TASK PROMPT: Set down the data below from its first line to the line holding "import * as d3 from 'd3';", inclusive; omit all pictures.

GIVEN MATERIAL:
──────────

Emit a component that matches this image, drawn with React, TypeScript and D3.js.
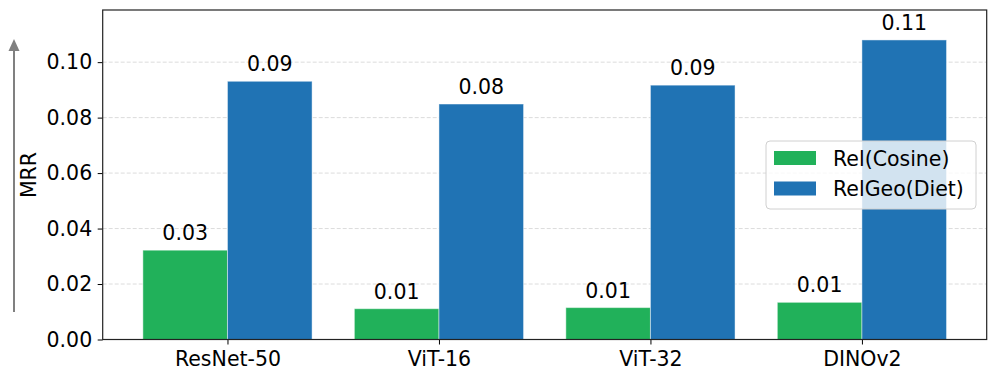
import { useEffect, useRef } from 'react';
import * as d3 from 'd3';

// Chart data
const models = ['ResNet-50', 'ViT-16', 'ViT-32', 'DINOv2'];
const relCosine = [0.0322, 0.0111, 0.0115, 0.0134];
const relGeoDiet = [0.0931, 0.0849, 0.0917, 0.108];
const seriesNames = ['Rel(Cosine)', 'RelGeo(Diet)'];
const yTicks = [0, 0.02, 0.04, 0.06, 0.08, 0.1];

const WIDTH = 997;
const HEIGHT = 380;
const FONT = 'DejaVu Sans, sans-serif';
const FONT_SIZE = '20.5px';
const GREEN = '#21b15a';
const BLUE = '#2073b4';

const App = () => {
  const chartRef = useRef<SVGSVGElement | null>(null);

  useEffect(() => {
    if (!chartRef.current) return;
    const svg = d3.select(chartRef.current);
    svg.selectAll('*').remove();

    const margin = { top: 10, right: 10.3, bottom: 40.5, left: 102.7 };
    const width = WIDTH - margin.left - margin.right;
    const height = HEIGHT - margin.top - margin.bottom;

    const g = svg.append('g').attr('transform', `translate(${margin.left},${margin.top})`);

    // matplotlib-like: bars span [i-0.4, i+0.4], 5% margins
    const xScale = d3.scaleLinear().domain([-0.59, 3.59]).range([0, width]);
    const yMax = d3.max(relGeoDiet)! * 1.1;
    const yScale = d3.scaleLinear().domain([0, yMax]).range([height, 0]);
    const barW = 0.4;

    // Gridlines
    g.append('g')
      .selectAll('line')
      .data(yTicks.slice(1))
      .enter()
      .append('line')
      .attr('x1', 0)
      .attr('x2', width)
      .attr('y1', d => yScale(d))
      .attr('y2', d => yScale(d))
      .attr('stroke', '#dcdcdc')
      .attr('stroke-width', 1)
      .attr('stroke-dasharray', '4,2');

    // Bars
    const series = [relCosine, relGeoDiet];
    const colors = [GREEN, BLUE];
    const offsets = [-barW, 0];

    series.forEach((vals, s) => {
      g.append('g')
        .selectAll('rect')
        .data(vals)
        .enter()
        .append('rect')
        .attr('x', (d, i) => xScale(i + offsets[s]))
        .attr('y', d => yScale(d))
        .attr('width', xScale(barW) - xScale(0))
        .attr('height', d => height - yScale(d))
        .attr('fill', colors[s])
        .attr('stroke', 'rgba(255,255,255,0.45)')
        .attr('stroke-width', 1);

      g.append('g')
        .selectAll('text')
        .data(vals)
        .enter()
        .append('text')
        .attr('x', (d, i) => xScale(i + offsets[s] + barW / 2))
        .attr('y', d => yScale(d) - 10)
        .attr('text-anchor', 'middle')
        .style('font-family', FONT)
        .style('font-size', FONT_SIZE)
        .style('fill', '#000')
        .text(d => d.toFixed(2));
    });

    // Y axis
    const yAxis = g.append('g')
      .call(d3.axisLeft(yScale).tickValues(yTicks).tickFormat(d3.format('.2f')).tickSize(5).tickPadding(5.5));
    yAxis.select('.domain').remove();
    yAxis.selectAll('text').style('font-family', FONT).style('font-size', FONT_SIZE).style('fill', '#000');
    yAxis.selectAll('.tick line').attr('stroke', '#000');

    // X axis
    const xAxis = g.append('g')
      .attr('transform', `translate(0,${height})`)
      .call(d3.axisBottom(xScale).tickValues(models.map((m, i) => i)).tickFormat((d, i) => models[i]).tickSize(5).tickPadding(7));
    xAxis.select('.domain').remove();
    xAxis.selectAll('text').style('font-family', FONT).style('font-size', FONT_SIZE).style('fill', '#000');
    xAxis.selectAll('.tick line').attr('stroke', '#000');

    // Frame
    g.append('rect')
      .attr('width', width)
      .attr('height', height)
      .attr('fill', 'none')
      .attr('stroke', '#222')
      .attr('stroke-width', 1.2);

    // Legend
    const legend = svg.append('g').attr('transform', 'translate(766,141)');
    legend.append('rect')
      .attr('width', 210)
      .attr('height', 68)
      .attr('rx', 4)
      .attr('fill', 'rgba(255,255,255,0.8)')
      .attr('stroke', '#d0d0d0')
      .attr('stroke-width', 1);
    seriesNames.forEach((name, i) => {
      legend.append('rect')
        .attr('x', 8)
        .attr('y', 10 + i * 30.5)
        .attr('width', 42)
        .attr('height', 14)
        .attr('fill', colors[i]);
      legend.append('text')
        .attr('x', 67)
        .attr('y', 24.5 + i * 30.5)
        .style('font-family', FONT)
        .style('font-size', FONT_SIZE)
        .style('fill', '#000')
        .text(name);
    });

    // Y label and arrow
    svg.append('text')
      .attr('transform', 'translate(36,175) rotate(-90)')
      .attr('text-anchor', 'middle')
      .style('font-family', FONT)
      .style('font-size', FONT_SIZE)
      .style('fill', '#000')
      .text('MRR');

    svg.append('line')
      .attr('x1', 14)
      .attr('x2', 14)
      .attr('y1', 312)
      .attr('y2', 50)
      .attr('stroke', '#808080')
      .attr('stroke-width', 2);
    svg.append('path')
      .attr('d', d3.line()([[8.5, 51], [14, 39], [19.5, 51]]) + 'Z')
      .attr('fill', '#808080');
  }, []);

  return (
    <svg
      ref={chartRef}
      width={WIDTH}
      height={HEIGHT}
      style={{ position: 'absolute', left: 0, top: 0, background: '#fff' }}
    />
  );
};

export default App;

──────────

EXERCISE ANSWER:
Emit a component that matches this image, drawn with React, TypeScript and D3.js.
import { useEffect, useRef } from 'react';
import * as d3 from 'd3';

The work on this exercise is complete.